PhonePe is currently undertaking one of the most significant shifts seen in the Indian fintech sector by moving from a strategy of rapid experimentation to building a permanent, self-reliant technology empire.
At the heart of this transformation is a substantial Rs 33.73 billion investment in its own on-premises infrastructure. Rather than viewing this as a simple expense, the company treats it as a long-term asset designed to create a "moat" that competitors relying on rented, external services will find difficult to cross. This move signals that PhonePe is evolving from a startup into a mature financial institution.
The decision to construct a proprietary four-layer technology stack—boasting over a million compute cores and massive storage capacity—is driven by the sheer scale of PhonePe’s operations.
For smaller companies, "renting" servers from cloud providers makes sense to keep things flexible. However, when a company processes billions of transactions annually, the rent becomes higher than the cost of owning the building. PhonePe has reached a tipping point where building its own tech brings the server cost down to just Rs 0.06 per transaction. These savings add up quickly, turning what looks like a large upfront cost into a recurring profit advantage as the company continues to grow.
Beyond the financials, this infrastructure offers strategic benefits regarding performance and security.
In the world of payments, lending, and insurance, speed is everything. By engineering its own system, PhonePe ensures ultra-low latency, meaning payments happen in milliseconds. This reliability builds customer trust, which is the most valuable currency in financial services. Furthermore, with India’s strict data protection laws and Reserve Bank of India (RBI) guidelines, owning the infrastructure ensures total "data sovereignty." PhonePe minimizes the risk of regulatory hurdles that could impact companies dependent on third-party foreign providers, keeping user data secure and locally managed.
Of course, taking this path requires a delicate balance.
Building and maintaining such a massive physical infrastructure requires significant upfront capital and creates a fixed cost that the company must manage carefully. It places the burden of maintenance and hardware upgrades squarely on PhonePe’s shoulders, meaning the company must ensure its transaction volumes continue to grow to justify the expense. However, the company has already reported becoming Free Cash Flow positive in FY25 even while making these investments, suggesting that the financial risk is being well-managed.
Ultimately, this infrastructure strategy strengthens PhonePe’s narrative as it approaches a potential IPO.
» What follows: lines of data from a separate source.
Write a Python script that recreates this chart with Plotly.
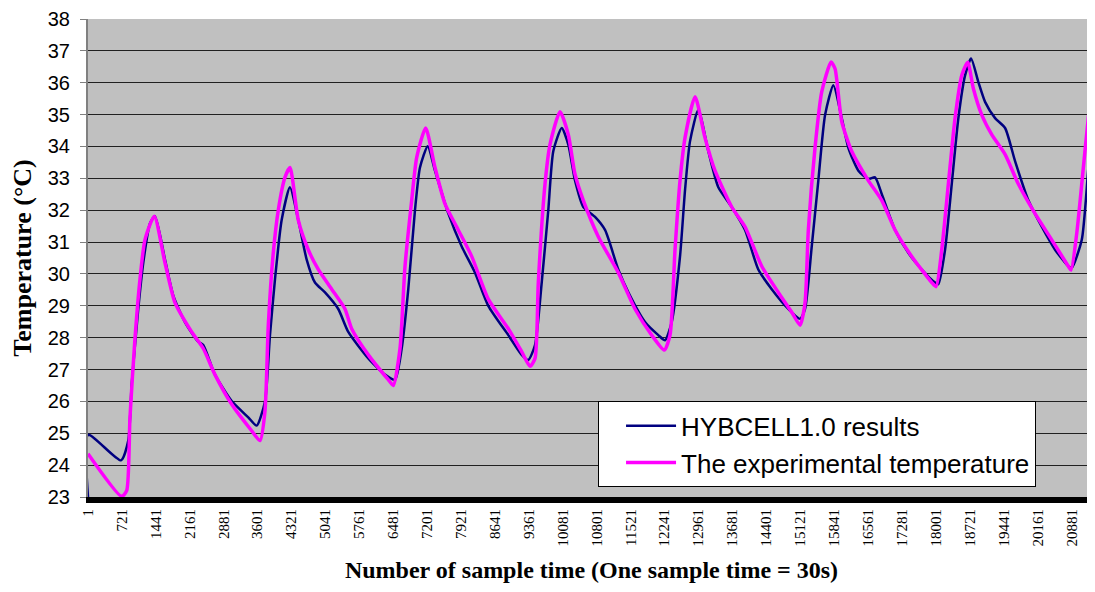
import plotly.graph_objects as go

# Sample index (x) and temperature (degC)
model_samples = [1, 5, 701, 856, 928, 1068, 1174, 1316, 1422, 1635, 1811, 2059, 2342, 2448,
                 2696, 3051, 3403, 3581, 3758, 3864, 3970, 4112, 4288, 4465, 4643, 4819,
                 5032, 5314, 5526, 5951, 6305, 6518, 6660, 6800, 6942, 7048, 7212, 7367,
                 7649, 7934, 8216, 8498, 8923, 9207, 9347, 9490, 9632, 9772, 9878, 10057,
                 10197, 10339, 10515, 10764, 10976, 11258, 11471, 11825, 12107, 12250,
                 12392, 12568, 12674, 12780, 12957, 13169, 13381, 13666, 13948, 14230,
                 14515, 14867, 15116, 15222, 15364, 15504, 15647, 15823, 16001, 16141,
                 16354, 16566, 16708, 16850, 17133, 17415, 17700, 17982, 18052, 18194,
                 18336, 18477, 18619, 18746, 18901, 19043, 19256, 19468, 19680, 19963,
                 20247, 20529, 20812, 20884, 21096, 21237, 21379, 21450]
model_temps = [23.0, 24.95, 24.15, 24.77, 26.53, 28.9, 30.35, 31.58, 31.81, 30.45, 29.32,
               28.49, 27.87, 27.77, 26.84, 26.01, 25.5, 25.24, 26.0, 28.08, 29.83, 31.69,
               32.72, 31.69, 30.45, 29.73, 29.42, 28.9, 28.18, 27.35, 26.84, 26.68, 27.66,
               29.52, 32.0, 33.34, 34.01, 33.24, 31.9, 30.86, 30.04, 29.0, 28.08, 27.46,
               27.3, 27.77, 29.73, 32.0, 33.85, 34.58, 34.06, 32.93, 32.1, 31.79, 31.38,
               30.14, 29.42, 28.49, 28.08, 27.92, 28.49, 30.55, 32.62, 34.16, 35.15, 33.85,
               32.72, 32.1, 31.38, 30.14, 29.52, 28.9, 28.59, 28.9, 30.86, 32.93, 34.99,
               35.92, 34.89, 33.96, 33.24, 32.98, 33.03, 32.51, 31.38, 30.66, 30.14, 29.73,
               29.68, 30.76, 32.82, 34.89, 36.23, 36.76, 36.02, 35.4, 34.89, 34.58, 33.54,
               32.31, 31.48, 30.76, 30.24, 30.19, 31.07, 33.34, 35.4, 36.6]

exp_samples = [1, 715, 822, 892, 998, 1104, 1210, 1408, 1635, 1847, 2202, 2448, 2696, 3051,
               3475, 3652, 3758, 3828, 3934, 4040, 4182, 4288, 4465, 4677, 4889, 5174, 5456,
               5598, 5951, 6376, 6482, 6624, 6730, 6872, 6978, 7169, 7367, 7579, 7861, 8146,
               8498, 8923, 9207, 9384, 9490, 9560, 9702, 9808, 10021, 10197, 10339, 10515,
               10834, 11258, 11613, 11967, 12235, 12356, 12462, 12568, 12674, 12887, 13099,
               13311, 13666, 13948, 14303, 14655, 14940, 15116, 15222, 15292, 15434, 15576,
               15774, 15859, 16001, 16213, 16566, 16850, 17133, 17487, 17912, 18003, 18124,
               18264, 18406, 18548, 18676, 18795, 18973, 19186, 19468, 19750, 20105, 20459,
               20812, 20869, 20990, 21130, 21272, 21379, 21450]
exp_temps = [24.36, 23.02, 23.2, 25.5, 27.97, 29.83, 31.07, 31.81, 30.35, 29.1, 28.18, 27.66,
             26.84, 25.91, 25.08, 24.77, 25.7, 28.39, 30.66, 32.0, 33.03, 33.34, 31.69, 30.76,
             30.14, 29.52, 28.9, 28.28, 27.46, 26.68, 26.5, 27.66, 30.24, 32.31, 33.65, 34.58,
             33.34, 32.2, 31.38, 30.55, 29.21, 28.28, 27.56, 27.1, 27.35, 29.73, 32.82, 34.06,
             35.09, 34.37, 33.13, 32.31, 31.17, 30.04, 28.9, 28.08, 27.61, 28.08, 30.76, 32.93,
             34.27, 35.56, 34.27, 33.24, 32.1, 31.48, 30.24, 29.42, 28.8, 28.39, 29.1, 31.38,
             33.96, 35.71, 36.65, 36.44, 34.78, 33.85, 32.93, 32.31, 31.38, 30.55, 29.73, 29.6,
             30.76, 32.82, 34.89, 36.23, 36.64, 35.82, 34.99, 34.37, 33.75, 32.82, 31.89,
             31.07, 30.24, 30.12, 31.28, 33.34, 35.4, 36.44, 37.0]

x_tick_vals = list(range(1, 21000, 720))
x_tick_text = [str(v) for v in x_tick_vals]
y_tick_vals = list(range(23, 39))

fig = go.Figure()
fig.add_trace(go.Scatter(x=model_samples, y=model_temps, mode="lines",
                         name="HYBCELL1.0 results",
                         line=dict(color="#000080", width=2.5, shape="spline", smoothing=0.6)))
fig.add_trace(go.Scatter(x=exp_samples, y=exp_temps, mode="lines",
                         name="The experimental temperature",
                         line=dict(color="#FF00FF", width=3.5, shape="spline", smoothing=0.6)))

# The page body has an 8px default margin, so the figure is sized to fit inside it
fig.update_layout(
    width=1087, height=576,
    margin=dict(l=80, r=0, t=11, b=87),
    paper_bgcolor="white",
    plot_bgcolor="#C0C0C0",
    showlegend=True,
    legend=dict(x=0.5065, y=0.2, xanchor="left", yanchor="top",
                bgcolor="white", bordercolor="black", borderwidth=1,
                font=dict(family="Liberation Sans, Arial", size=26, color="black"),
                tracegroupgap=0, itemwidth=50, indentation=22),
    xaxis=dict(range=[1, 21377], tickmode="array", tickvals=x_tick_vals,
               ticktext=x_tick_text, tickangle=-90, automargin=False,
               tickfont=dict(family="Liberation Serif, Times New Roman", size=15, color="black"),
               showgrid=False, zeroline=False, showline=True, linecolor="black",
               linewidth=6, ticks="",
               title=dict(text="<b>Number of sample time (One sample time = 30s)</b>",
                          font=dict(family="Liberation Serif, Times New Roman", size=24,
                                    color="black"),
                          standoff=18)),
    yaxis=dict(range=[23, 38], tickmode="array", tickvals=y_tick_vals, automargin=False,
               tickfont=dict(family="Liberation Sans, Arial", size=20, color="black"),
               ticklabelstandoff=6, ticklabeloverflow="allow",
               showgrid=True, gridcolor="#202020", gridwidth=1, zeroline=False,
               showline=True, linecolor="#808080", linewidth=2,
               ticks="outside", ticklen=6, tickcolor="#808080",
               title=dict(text="<b>Temperature (°C)</b>",
                          font=dict(family="Liberation Serif, Times New Roman", size=26,
                                    color="black"),
                          standoff=9)),
)

fig.write_html("out.html")
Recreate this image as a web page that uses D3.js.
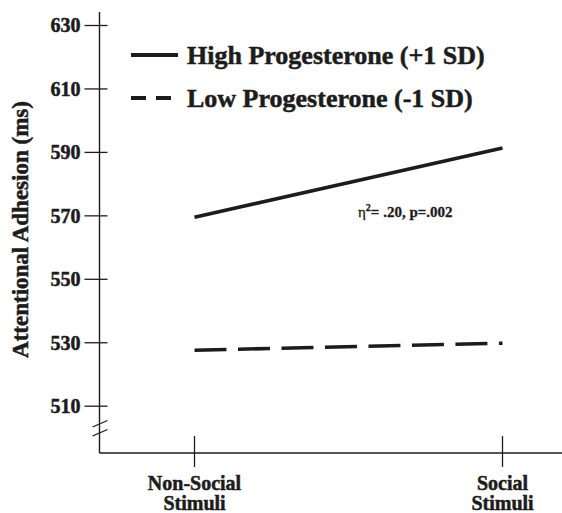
<!DOCTYPE html>
<html>
<head>
<meta charset="utf-8">
<script src="https://cdn.jsdelivr.net/npm/d3@7"></script>
<style>
  body { margin: 0; background: #fff; }
  svg { font-family: "Liberation Serif", "Times New Roman", serif; font-weight: bold; }
  svg text { stroke: #1c1c1c; stroke-width: 0.5px; }
</style>
</head>
<body>
<script>
// Chart size
const width = 562;
const height = 513;
const ink = '#1c1c1c';

// Data
const conditions = ["Non-Social Stimuli", "Social Stimuli"];
const conditionLines = [["Non-Social", "Stimuli"], ["Social", "Stimuli"]];
const highProg = [569.4, 591.2];
const lowProg = [527.5, 529.7];
const yTicks = [510, 530, 550, 570, 590, 610, 630];
const seriesNames = ["High Progesterone (+1 SD)", "Low Progesterone (-1 SD)"];

const svg = d3.select('body')
  .append('svg')
  .attr('width', width)
  .attr('height', height);

// Scales
const x = d3.scalePoint()
  .domain(conditions)
  .range([194.5, 502.5]);

const y = d3.scaleLinear()
  .domain([510, 630])
  .range([405.7, 25]);

const axisX = 99.5;
const axisBottom = 453;

// Y axis
const gy = svg.append('g')
  .attr('transform', `translate(${axisX},0)`)
  .call(d3.axisLeft(y).tickValues(yTicks).tickSize(0).tickPadding(0))
  .call(g => g.select('.domain').remove());

gy.selectAll('.tick line')
  .attr('x1', -15).attr('x2', 8)
  .attr('stroke', ink).attr('stroke-width', 1.3);

gy.selectAll('.tick text')
  .attr('x', -19)
  .attr('dy', '0.34em')
  .attr('fill', ink)
  .style('font-size', '20px')
  .style('font-family', '"Liberation Serif", serif');

gy.append('line')
  .attr('x1', 0).attr('x2', 0)
  .attr('y1', 12).attr('y2', axisBottom)
  .attr('stroke', ink).attr('stroke-width', 1.4);

// axis break marks
[0, 9].forEach(o => {
  gy.append('line')
    .attr('x1', -7).attr('x2', 8)
    .attr('y1', 427 + o).attr('y2', 420.5 + o)
    .attr('stroke', ink).attr('stroke-width', 1.3);
});

// X axis
const gx = svg.append('g')
  .attr('transform', `translate(0,${axisBottom})`);

gx.append('line')
  .attr('x1', axisX).attr('x2', width)
  .attr('y1', 0).attr('y2', 0)
  .attr('stroke', ink).attr('stroke-width', 1.4);

gx.selectAll('line.tick')
  .data(conditions)
  .enter()
  .append('line')
  .attr('class', 'tick')
  .attr('x1', d => x(d)).attr('x2', d => x(d))
  .attr('y1', -17).attr('y2', 14)
  .attr('stroke', ink).attr('stroke-width', 1.3);

const labels = gx.selectAll('text')
  .data(conditions)
  .enter()
  .append('text')
  .attr('x', d => x(d))
  .attr('text-anchor', 'middle')
  .attr('fill', ink)
  .style('font-size', '20px');

labels.selectAll('tspan')
  .data((d, i) => conditionLines[i].map(t => ({ t, cx: x(d) })))
  .enter()
  .append('tspan')
  .attr('x', d => d.cx)
  .attr('y', (d, i) => 37 + i * 20)
  .text(d => d.t);

// Y axis title
svg.append('text')
  .attr('transform', `translate(28, ${(96 + 363) / 2}) rotate(-90)`)
  .attr('text-anchor', 'middle')
  .attr('fill', ink)
  .style('font-size', '23px')
  .text('Attentional Adhesion (ms)');

// Lines
const line = d3.line()
  .x((d, i) => x(conditions[i]))
  .y(d => y(d));

svg.append('path')
  .datum(highProg)
  .attr('d', line)
  .attr('fill', 'none')
  .attr('stroke', ink)
  .attr('stroke-width', 3.6);

svg.append('path')
  .datum(lowProg)
  .attr('d', line)
  .attr('fill', 'none')
  .attr('stroke', ink)
  .attr('stroke-width', 3.6)
  .attr('stroke-dasharray', '32,11.5');

// Legend
const legend = svg.append('g');
const legendRows = [
  { name: seriesNames[0], y: 55, dash: null },
  { name: seriesNames[1], y: 98, dash: '15,10' }
];
legendRows.forEach(r => {
  legend.append('line')
    .attr('x1', 131).attr('x2', 178)
    .attr('y1', r.y).attr('y2', r.y)
    .attr('stroke', ink)
    .attr('stroke-width', 4)
    .attr('stroke-dasharray', r.dash);
  legend.append('text')
    .attr('x', 187)
    .attr('y', r.y + 8.5)
    .attr('fill', ink)
    .style('font-size', '26px')
    .text(r.name);
});

// Effect size annotation
const note = svg.append('text')
  .attr('x', 358)
  .attr('y', 217)
  .attr('fill', ink)
  .style('font-size', '15px')
  .style('stroke-width', '0.3px');
note.append('tspan').style('font-weight', 'normal').text('η');
note.append('tspan').attr('dy', -6).style('font-size', '10px').text('2');
note.append('tspan').attr('dy', 6).text('= .20, p=.002');
</script>
</body>
</html>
Investors often look for management teams that plan for the next decade, not just the next quarter. By securing its own technology stack, PhonePe is showing capital discipline and a vision for margin expansion. As the company diversifies into wealth management and insurance, this robust foundation allows them to launch complex products faster and more securely than competitors. This is not just about saving money on servers; it is about building a self-sufficient platform capable of dominating the market for years to come.